[Begin Given material]

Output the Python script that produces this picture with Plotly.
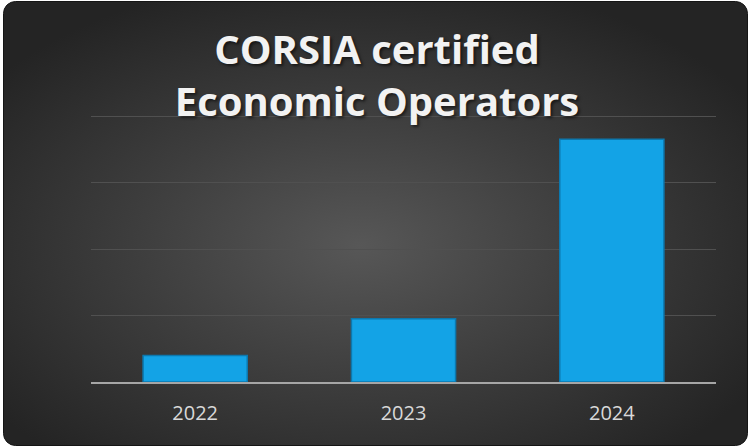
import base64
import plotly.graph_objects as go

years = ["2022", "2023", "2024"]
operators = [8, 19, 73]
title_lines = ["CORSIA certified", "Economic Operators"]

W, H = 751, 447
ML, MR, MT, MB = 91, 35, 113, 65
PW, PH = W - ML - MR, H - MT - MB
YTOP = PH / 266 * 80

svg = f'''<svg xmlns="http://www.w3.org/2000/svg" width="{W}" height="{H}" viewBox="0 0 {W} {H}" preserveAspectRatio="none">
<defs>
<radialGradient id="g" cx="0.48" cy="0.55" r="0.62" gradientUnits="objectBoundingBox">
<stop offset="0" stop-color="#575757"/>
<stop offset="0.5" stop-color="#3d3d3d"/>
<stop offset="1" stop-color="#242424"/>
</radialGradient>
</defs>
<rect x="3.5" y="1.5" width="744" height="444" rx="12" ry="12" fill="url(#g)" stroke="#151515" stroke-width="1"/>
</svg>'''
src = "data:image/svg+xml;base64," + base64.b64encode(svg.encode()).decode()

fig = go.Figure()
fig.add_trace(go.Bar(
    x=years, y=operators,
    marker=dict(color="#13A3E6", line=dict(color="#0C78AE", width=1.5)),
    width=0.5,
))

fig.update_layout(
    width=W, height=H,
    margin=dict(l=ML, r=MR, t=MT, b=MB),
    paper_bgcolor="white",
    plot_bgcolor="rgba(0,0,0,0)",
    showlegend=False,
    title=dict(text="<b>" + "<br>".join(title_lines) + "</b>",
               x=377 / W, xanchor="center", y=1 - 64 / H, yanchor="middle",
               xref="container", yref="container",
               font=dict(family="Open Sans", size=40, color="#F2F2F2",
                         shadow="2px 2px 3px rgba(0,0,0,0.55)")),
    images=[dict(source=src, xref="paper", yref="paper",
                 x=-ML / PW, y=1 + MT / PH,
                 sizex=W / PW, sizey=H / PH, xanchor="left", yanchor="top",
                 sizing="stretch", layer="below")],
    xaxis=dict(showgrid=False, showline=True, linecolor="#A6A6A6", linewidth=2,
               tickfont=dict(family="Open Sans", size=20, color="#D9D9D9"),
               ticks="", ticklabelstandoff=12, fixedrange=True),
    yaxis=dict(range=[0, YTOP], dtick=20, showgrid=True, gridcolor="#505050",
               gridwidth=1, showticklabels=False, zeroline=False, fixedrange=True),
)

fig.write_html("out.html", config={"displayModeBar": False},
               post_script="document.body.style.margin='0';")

[End Given material]

Return only the lines running from the top of the data to the line that holds "YTOP = PH / 266 * 80". Include both of those lines, but skip the pictures.

_Result of this task_
Output the Python script that produces this picture with Plotly.
import base64
import plotly.graph_objects as go

years = ["2022", "2023", "2024"]
operators = [8, 19, 73]
title_lines = ["CORSIA certified", "Economic Operators"]

W, H = 751, 447
ML, MR, MT, MB = 91, 35, 113, 65
PW, PH = W - ML - MR, H - MT - MB
YTOP = PH / 266 * 80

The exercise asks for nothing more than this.